— begin —
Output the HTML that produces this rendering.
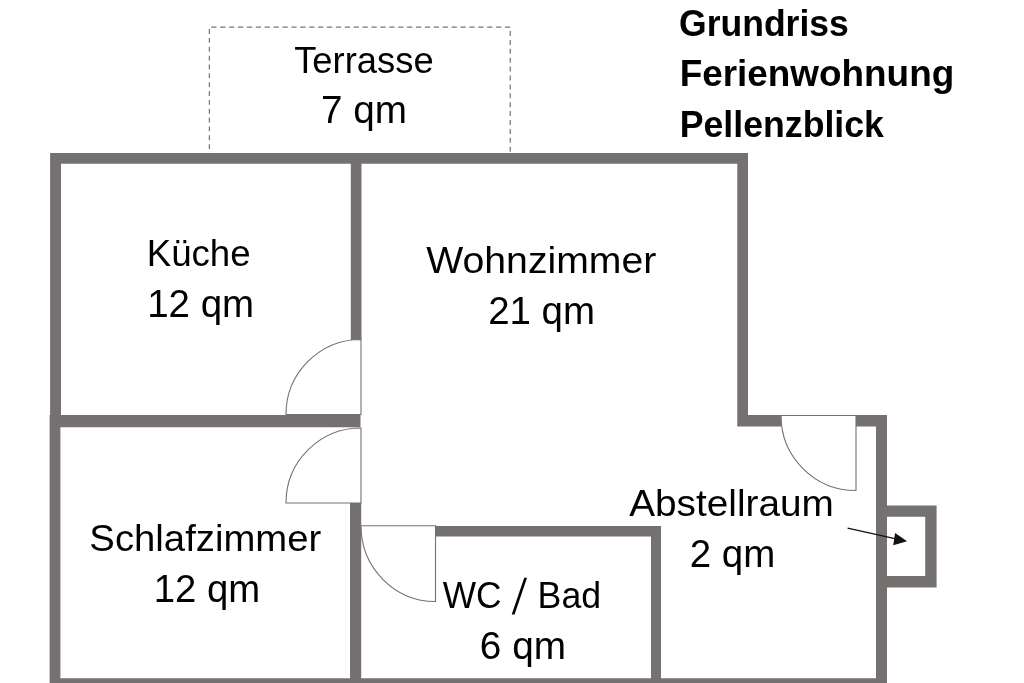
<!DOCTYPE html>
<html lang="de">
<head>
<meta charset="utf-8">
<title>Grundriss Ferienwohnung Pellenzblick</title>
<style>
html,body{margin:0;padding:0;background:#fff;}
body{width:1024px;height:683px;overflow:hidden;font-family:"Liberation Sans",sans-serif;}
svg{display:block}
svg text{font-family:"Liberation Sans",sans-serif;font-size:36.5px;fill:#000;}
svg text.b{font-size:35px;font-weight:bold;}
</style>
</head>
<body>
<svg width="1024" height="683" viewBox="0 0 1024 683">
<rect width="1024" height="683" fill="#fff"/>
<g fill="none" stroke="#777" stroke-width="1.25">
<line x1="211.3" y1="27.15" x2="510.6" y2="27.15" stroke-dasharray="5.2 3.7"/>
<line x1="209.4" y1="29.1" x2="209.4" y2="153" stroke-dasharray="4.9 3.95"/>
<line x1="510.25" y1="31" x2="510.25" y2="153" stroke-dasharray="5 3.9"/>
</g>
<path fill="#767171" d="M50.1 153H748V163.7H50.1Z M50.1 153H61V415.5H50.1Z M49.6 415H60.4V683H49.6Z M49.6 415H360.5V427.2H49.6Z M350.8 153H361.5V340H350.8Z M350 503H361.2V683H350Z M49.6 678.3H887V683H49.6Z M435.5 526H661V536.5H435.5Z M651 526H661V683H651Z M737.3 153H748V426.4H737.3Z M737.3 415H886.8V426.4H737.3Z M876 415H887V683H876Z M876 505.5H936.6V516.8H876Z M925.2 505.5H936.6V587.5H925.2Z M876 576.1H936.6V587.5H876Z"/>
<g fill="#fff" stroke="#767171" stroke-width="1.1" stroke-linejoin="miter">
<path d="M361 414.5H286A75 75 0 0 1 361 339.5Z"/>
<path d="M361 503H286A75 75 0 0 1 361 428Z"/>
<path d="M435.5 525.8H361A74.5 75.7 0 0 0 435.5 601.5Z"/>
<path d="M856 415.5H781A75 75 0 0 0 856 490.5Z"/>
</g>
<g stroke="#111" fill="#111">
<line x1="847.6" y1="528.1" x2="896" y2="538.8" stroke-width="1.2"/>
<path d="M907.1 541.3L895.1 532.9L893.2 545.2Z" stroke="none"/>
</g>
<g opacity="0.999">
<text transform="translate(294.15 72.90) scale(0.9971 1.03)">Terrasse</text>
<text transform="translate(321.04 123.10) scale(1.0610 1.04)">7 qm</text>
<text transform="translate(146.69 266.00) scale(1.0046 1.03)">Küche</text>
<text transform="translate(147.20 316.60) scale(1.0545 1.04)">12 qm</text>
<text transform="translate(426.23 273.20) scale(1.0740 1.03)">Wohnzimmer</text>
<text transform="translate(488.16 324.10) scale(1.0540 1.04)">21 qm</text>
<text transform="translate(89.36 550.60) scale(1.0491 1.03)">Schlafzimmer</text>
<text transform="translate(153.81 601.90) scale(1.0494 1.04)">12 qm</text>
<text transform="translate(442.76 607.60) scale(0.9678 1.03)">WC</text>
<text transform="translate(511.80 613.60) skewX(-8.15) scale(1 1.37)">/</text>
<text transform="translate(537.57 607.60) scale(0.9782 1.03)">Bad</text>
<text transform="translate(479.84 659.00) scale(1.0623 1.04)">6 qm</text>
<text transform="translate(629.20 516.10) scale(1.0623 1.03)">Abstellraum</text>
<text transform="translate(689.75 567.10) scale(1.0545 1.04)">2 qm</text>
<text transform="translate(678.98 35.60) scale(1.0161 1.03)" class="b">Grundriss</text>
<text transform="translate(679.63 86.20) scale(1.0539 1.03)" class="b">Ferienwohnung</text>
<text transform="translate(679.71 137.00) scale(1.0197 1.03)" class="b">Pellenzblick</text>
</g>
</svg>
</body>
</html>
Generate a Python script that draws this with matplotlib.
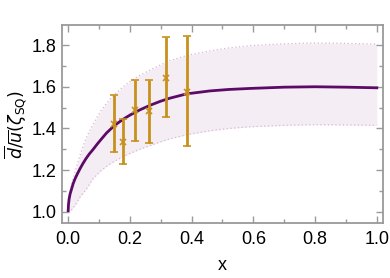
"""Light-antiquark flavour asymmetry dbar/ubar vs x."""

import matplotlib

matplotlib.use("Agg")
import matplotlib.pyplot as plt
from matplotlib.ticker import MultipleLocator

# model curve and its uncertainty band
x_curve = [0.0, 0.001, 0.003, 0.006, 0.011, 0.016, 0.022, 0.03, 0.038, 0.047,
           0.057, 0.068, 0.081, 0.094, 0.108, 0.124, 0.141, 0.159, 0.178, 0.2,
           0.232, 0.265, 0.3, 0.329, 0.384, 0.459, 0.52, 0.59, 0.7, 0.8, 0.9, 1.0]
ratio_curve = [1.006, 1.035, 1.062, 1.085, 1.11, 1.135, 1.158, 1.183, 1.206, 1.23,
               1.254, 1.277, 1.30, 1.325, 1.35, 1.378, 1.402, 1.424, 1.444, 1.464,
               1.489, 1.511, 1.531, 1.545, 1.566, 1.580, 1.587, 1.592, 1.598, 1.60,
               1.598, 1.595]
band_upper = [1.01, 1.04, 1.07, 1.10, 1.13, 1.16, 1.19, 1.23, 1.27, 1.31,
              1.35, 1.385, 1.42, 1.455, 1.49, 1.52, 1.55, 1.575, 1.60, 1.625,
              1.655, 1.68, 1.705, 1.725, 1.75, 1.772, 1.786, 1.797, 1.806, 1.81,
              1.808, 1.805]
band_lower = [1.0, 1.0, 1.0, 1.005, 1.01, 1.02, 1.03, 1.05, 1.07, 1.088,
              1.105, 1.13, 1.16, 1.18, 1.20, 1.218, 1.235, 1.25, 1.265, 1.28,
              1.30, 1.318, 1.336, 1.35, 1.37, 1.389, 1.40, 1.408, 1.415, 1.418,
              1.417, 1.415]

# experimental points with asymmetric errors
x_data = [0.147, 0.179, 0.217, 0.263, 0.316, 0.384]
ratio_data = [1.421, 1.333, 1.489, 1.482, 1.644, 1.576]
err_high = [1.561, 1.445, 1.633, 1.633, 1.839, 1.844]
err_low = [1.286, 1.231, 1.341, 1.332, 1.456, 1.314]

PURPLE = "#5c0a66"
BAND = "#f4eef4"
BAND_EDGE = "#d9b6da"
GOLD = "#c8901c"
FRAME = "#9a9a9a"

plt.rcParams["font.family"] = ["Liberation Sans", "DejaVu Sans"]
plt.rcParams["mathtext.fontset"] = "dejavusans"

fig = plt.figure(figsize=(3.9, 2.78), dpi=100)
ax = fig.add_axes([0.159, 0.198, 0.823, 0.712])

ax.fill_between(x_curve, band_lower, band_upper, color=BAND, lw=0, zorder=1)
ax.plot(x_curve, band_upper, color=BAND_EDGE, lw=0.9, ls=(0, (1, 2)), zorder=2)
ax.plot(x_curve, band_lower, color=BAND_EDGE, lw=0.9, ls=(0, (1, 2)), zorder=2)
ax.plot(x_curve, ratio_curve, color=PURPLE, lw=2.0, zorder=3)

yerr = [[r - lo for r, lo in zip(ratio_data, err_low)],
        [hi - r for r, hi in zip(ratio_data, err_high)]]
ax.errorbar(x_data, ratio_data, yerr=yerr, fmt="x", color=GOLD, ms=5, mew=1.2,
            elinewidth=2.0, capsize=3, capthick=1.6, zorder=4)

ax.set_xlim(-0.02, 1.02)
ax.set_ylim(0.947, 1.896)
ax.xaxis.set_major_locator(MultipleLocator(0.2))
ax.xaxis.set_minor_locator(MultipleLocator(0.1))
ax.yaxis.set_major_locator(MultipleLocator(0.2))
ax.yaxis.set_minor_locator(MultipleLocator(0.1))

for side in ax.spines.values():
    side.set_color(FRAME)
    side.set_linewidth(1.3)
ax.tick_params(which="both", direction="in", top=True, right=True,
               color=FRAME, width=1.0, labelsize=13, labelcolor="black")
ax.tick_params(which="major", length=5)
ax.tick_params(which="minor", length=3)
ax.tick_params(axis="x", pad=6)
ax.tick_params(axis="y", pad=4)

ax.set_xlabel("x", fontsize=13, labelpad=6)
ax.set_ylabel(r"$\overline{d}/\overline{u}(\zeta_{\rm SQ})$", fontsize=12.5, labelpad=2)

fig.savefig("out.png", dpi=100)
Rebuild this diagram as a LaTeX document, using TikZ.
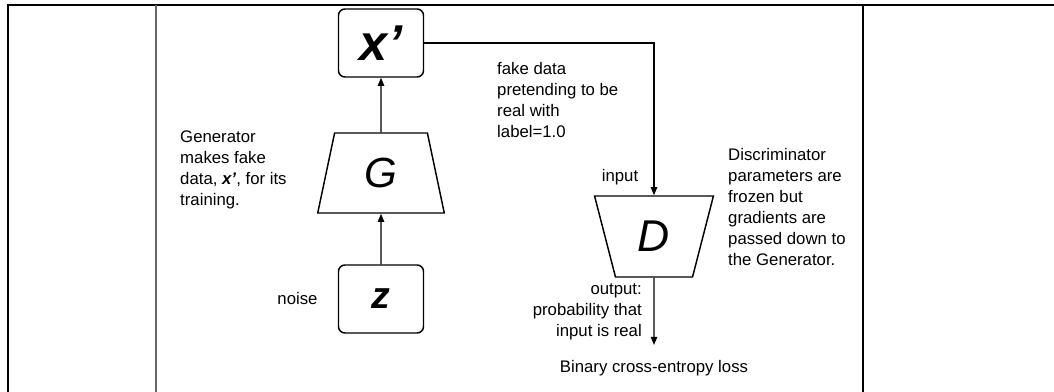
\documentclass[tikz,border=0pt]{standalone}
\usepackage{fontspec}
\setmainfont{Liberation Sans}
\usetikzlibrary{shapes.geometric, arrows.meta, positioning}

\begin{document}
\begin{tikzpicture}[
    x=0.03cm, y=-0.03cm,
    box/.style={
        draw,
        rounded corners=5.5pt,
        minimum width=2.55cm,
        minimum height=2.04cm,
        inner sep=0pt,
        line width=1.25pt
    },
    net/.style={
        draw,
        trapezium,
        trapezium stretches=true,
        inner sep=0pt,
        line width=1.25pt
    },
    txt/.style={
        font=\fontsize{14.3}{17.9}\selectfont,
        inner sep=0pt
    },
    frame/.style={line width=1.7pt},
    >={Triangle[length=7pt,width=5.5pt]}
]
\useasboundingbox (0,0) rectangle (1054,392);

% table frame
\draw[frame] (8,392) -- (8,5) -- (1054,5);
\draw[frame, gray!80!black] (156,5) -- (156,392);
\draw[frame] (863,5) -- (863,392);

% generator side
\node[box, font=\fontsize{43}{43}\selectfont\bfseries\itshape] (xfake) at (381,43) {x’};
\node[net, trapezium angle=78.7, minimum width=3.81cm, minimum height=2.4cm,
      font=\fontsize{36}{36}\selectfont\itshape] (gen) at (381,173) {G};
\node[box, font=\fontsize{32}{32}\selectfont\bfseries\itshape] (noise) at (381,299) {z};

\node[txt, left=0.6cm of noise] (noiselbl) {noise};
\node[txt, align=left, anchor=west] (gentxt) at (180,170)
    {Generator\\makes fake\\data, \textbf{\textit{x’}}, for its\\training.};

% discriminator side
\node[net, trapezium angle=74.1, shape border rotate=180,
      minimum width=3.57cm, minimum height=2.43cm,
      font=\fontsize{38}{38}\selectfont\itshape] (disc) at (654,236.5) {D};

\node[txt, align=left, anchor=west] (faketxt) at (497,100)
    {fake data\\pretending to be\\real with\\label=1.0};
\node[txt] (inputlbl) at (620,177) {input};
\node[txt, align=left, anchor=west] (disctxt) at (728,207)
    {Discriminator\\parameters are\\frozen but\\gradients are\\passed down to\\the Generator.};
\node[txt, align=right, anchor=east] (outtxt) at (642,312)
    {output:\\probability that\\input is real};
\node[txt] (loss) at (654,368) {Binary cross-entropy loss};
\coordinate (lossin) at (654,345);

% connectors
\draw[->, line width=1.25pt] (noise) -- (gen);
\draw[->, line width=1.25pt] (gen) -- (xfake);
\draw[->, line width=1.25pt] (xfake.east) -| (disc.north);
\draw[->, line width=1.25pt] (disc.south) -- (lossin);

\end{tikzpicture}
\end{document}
— end —
— begin —
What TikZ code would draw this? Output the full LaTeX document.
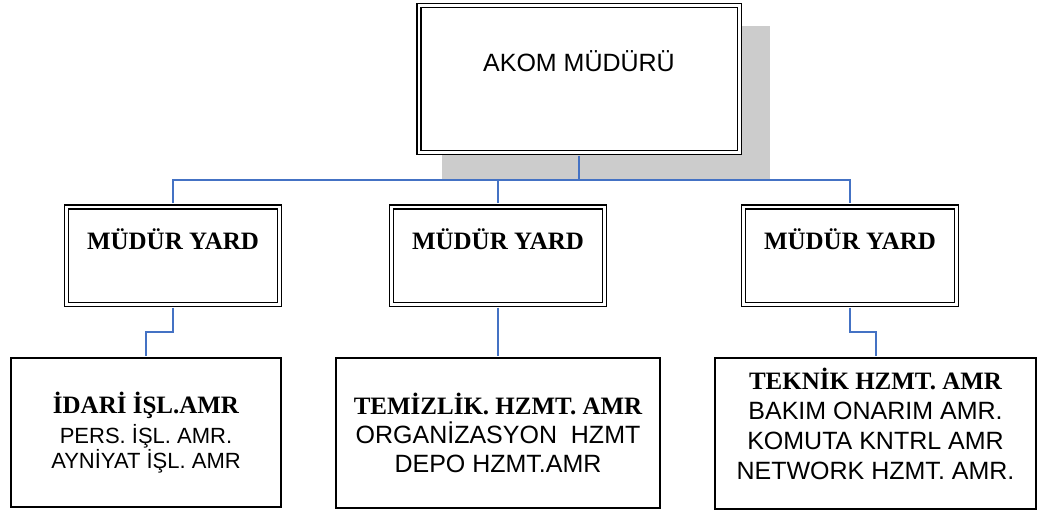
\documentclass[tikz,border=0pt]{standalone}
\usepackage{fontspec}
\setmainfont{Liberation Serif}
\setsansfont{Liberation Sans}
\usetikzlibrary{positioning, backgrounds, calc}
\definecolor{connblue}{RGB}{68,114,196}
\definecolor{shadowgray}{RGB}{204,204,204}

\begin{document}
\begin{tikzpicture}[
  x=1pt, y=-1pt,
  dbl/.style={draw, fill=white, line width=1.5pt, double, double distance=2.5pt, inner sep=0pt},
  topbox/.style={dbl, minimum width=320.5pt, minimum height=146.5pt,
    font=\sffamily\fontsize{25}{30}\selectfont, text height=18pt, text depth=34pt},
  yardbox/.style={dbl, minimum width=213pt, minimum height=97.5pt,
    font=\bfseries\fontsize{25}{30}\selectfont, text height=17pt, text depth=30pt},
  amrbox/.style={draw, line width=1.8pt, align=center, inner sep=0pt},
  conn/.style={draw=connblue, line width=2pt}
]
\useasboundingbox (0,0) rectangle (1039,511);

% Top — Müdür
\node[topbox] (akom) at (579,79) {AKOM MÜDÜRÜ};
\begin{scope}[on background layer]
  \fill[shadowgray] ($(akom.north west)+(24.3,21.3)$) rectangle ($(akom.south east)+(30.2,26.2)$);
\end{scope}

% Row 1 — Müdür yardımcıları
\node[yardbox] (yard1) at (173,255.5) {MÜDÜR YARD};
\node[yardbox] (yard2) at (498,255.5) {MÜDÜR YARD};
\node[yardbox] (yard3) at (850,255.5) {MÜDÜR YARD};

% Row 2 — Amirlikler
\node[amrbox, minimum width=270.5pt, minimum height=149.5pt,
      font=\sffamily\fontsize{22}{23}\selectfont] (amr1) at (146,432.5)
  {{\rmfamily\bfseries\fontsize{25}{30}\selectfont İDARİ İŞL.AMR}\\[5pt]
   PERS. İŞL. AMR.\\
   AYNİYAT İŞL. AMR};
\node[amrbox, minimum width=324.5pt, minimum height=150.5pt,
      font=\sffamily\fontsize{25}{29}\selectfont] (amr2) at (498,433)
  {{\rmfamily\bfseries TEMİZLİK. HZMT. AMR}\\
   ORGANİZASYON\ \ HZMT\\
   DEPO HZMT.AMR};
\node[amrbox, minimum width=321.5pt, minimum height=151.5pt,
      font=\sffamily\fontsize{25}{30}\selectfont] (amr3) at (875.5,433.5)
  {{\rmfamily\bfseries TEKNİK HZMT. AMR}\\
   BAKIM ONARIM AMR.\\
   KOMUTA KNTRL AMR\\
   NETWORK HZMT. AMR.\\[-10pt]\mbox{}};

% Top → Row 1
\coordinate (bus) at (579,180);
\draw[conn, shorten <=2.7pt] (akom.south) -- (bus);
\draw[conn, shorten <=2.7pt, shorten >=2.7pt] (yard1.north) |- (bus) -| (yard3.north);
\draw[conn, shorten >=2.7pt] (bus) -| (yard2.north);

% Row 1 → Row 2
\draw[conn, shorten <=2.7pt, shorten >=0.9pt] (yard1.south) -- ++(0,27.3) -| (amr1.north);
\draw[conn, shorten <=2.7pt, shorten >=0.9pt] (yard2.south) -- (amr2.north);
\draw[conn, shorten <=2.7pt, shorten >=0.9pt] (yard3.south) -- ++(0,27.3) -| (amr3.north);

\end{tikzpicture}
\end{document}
— end —
**Task requirements**
Exactly reproduce the stretch that starts at the line containing "What TikZ code" and ends at the line containing "(0,0) rectangle (1039,511);", both ends included; leave any pictures out.

**Output below**
What TikZ code would draw this? Output the full LaTeX document.
\documentclass[tikz,border=0pt]{standalone}
\usepackage{fontspec}
\setmainfont{Liberation Serif}
\setsansfont{Liberation Sans}
\usetikzlibrary{positioning, backgrounds, calc}
\definecolor{connblue}{RGB}{68,114,196}
\definecolor{shadowgray}{RGB}{204,204,204}

\begin{document}
\begin{tikzpicture}[
  x=1pt, y=-1pt,
  dbl/.style={draw, fill=white, line width=1.5pt, double, double distance=2.5pt, inner sep=0pt},
  topbox/.style={dbl, minimum width=320.5pt, minimum height=146.5pt,
    font=\sffamily\fontsize{25}{30}\selectfont, text height=18pt, text depth=34pt},
  yardbox/.style={dbl, minimum width=213pt, minimum height=97.5pt,
    font=\bfseries\fontsize{25}{30}\selectfont, text height=17pt, text depth=30pt},
  amrbox/.style={draw, line width=1.8pt, align=center, inner sep=0pt},
  conn/.style={draw=connblue, line width=2pt}
]
\useasboundingbox (0,0) rectangle (1039,511);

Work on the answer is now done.